Have you seen those “I met my younger self for coffee” posts floating around? I’ve always enjoyed reading them, and honestly, I started writing my own just for kicks – no intention of sharing it. But somehow, it turned into something a lot bigger than I expected and went far beyond the short Instagram snippets I’d seen before. It became a mini-essay, to be fair. So, without further ado, here’s a slightly longer (and probably more honest) version of that conversation.
I met my younger self for coffee today. She walked into the cozy café with nervous energy and sat by the bookshelf like it was the safest place in the world. Her eyes flicked around the room, searching for something familiar. I smiled, already feeling protective of her. She talked quickly – too quickly – trying to fill the space before the silence asked anything too real. I matched her speed. Some habits don’t go away.

She didn’t ask about the future. She was too scared to know. She’s always been that way – curious, but terrified that too much knowledge might jinx it all. But I knew what she really wanted to ask. I could feel it humming beneath her skin.
She wanted to know if she made it.
Not “made it” like career or success or any of the boxes people measure life by. No, she wanted to know if she ever broke free. If she ever found the kind of life she’d spent her childhood dreaming about while staring out of classroom windows.
Freedom was her obsession. She couldn’t name it back then, not really. She just knew she didn’t want what everyone else seemed to want. She hated the idea of beige office buildings, of packed lunches and peak hour traffic, of a life dictated by a calendar someone else made. Sundays felt heavy, even when she had nothing to dread. It wasn’t that school was hard – she was smart, capable – but everything felt small. Like she was always playing a supporting role in someone else’s story.
And oh, how she ached to run.

I told her I remembered that ache. The restlessness. The way coming back from a camping holiday felt like slipping into a grey version of the world. The way the sea seemed to stretch something open in her – like she was made of saltwater and wildness and couldn’t survive being boxed in.
“You weren’t wrong,” I told her. “You weren’t broken for feeling that way. You were just awake.”
She asked if she still loved the sea. I laughed. “More than ever. You live for it. It resets you. You’ve built a life that bends toward it, not away. You still feel weird without it.”
Her eyes watered. Not out of sadness, but something softer. Something like hope. She asked if I was happy. I told her yes, and no, and yes again.
I told her I did it. That I built a life that doesn’t follow the rules. That I travel. That I take my family with me. That we’ve seen coastlines and mountaintops, slept in campervans and crammed into little beds all together. That my little boy is growing up knowing that the world is big and beautiful and full of possibility, and that routine is optional.
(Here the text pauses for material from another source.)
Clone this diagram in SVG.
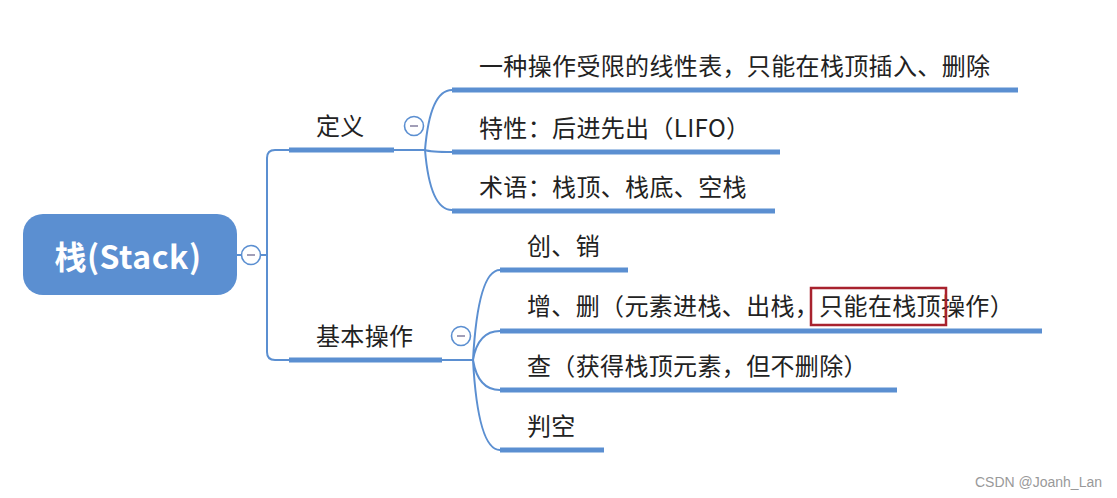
<svg xmlns="http://www.w3.org/2000/svg" width="1117" height="498" viewBox="0 0 1117 498">
<style>
.bar{stroke:#5b8fd1;stroke-width:5;fill:none}
.ln{stroke:#5b8fd1;stroke-width:2;fill:none}
.t{font-family:"Noto Sans CJK SC","Noto Sans",sans-serif;font-size:24px;letter-spacing:0.35px;fill:#222}
.btn{fill:#fff;stroke:#5b8fd1;stroke-width:1.6}
.minus{stroke:#8a86a6;stroke-width:1.6}
</style>
<rect width="1117" height="498" fill="#fff"/>
<g id="connectors">
<path class="ln" d="M237,255 H241 M261,255 H267 M289,150 H275 Q267,150 267,158 V352 Q267,360 275,360 H289"/>
<path class="ln" d="M394,150 H425 M425,150 Q430,90 452,90 M425,150 Q430,152 452,152 M425,150 Q430,210 452,210"/>
<path class="ln" d="M442,360 H473 M473,360 Q478,270 500,270 M473,360 Q478,331 500,331 M473,360 Q478,390 500,390 M473,360 Q478,450 500,450"/>
</g>
<g id="root">
<rect x="23" y="214" width="214" height="81" rx="20" fill="#5b8fd1"/>
<text x="128" y="269" text-anchor="middle" font-family="'Noto Sans CJK SC','Noto Sans',sans-serif" font-size="32" font-weight="bold" letter-spacing="0.5" fill="#fff">栈(Stack)</text>
<circle class="btn" cx="251" cy="255" r="9.5"/><line class="minus" x1="247" y1="255" x2="255" y2="255"/>
</g>
<g id="def">
<text class="t" x="316" y="135">定义</text>
<line class="bar" x1="289" y1="150" x2="394" y2="150"/>
<circle class="btn" cx="414" cy="126" r="9.5"/><line class="minus" x1="410" y1="126" x2="418" y2="126"/>
</g>
<g id="def1"><text class="t" x="479" y="75">一种操作受限的线性表，只能在栈顶插入、删除</text><line class="bar" x1="452" y1="90" x2="1018" y2="90"/></g>
<g id="def2"><text class="t" x="479" y="137">特性：后进先出（LIFO）</text><line class="bar" x1="452" y1="152" x2="780" y2="152"/></g>
<g id="def3"><text class="t" x="479" y="196">术语：栈顶、栈底、空栈</text><line class="bar" x1="452" y1="211" x2="775" y2="211"/></g>
<g id="ops">
<text class="t" x="316" y="345">基本操作</text>
<line class="bar" x1="289" y1="360" x2="442" y2="360"/>
<circle class="btn" cx="461" cy="336" r="9.5"/><line class="minus" x1="457" y1="336" x2="465" y2="336"/>
</g>
<g id="op1"><text class="t" x="527" y="255">创、销</text><line class="bar" x1="500" y1="270" x2="628" y2="270"/></g>
<g id="op2"><text class="t" x="527" y="315">增、删（元素进栈、出栈，只能在栈顶操作）</text><line class="bar" x1="500" y1="331" x2="1042" y2="331"/>
<rect x="811" y="288" width="135" height="37" fill="none" stroke="#a8222e" stroke-width="2.5"/></g>
<g id="op3"><text class="t" x="527" y="375">查（获得栈顶元素，但不删除）</text><line class="bar" x1="500" y1="390" x2="897" y2="390"/></g>
<g id="op4"><text class="t" x="527" y="435">判空</text><line class="bar" x1="500" y1="450" x2="604" y2="450"/></g>
<text x="1102" y="487" text-anchor="end" font-family="'Liberation Sans',Arial,sans-serif" font-size="14" fill="#999">CSDN @Joanh_Lan</text>
</svg>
I told her that some days, I still don’t know what I’m doing. That there are moments of doubt, of chaos, of longing for security. But even in those moments, I’m free. And freedom, for people like us, is the only thing that ever felt like home.
She leaned in then, whispering like it was sacred: “Was it worth it?”
I didn’t pause.
“Yes,” I said. “So worth it. Even if this is only a golden season. Even if we end up somewhere more still one day. We chose adventure. We chose each other. We chose wonder.”
She grinned. “I knew it,” she whispered. “I always knew.”
And then, in a moment so gently heartbreaking I could hardly breathe, she asked what I’d do differently.
I told her: “Go faster. Take the leap sooner. Don’t wait for a sign. Don’t date that guy.”
We both laughed.
And then I got serious, because I knew she needed this part the most.
“Don’t try to be anyone but you. You’ll spend years thinking you’re too much, or not enough. You’ll twist yourself into shapes to make others comfortable. You’ll think you have to earn joy, or prove your worth, or shrink to be loved. Please, just don’t. You were made to be exactly who you are. That weirdness that you keep trying to hide becomes your superpower.”

She nodded. But I could still see the doubt in her.
So I said, “You’re beautiful. You don’t see it yet, but you are. And one day you’ll look at old photos and wish you looked like that again. But more than that – you’ll start feeling beautiful. You’ll take up space. You’ll stop being the side character and step into the spotlight. And when you do, you’ll light up the room.”
She sat with that. I think she believed me. Maybe not fully, but enough.
When we stood to leave, she hugged me too tightly, like she didn’t want to go back. But she had to. She had things to learn. So squeezing her hand gently, I said:
“You don’t have to understand it all right now. Just know this: the life you want is real. It’s messy and brave and wild… and it’s yours. Go and live it.”
And just like that, she left. Lighter. Braver. A little more certain.
And I sat back down, coffee cold, heart full.
Because sometimes, the best way to move forward… is to remind yourself of how far you’ve already come.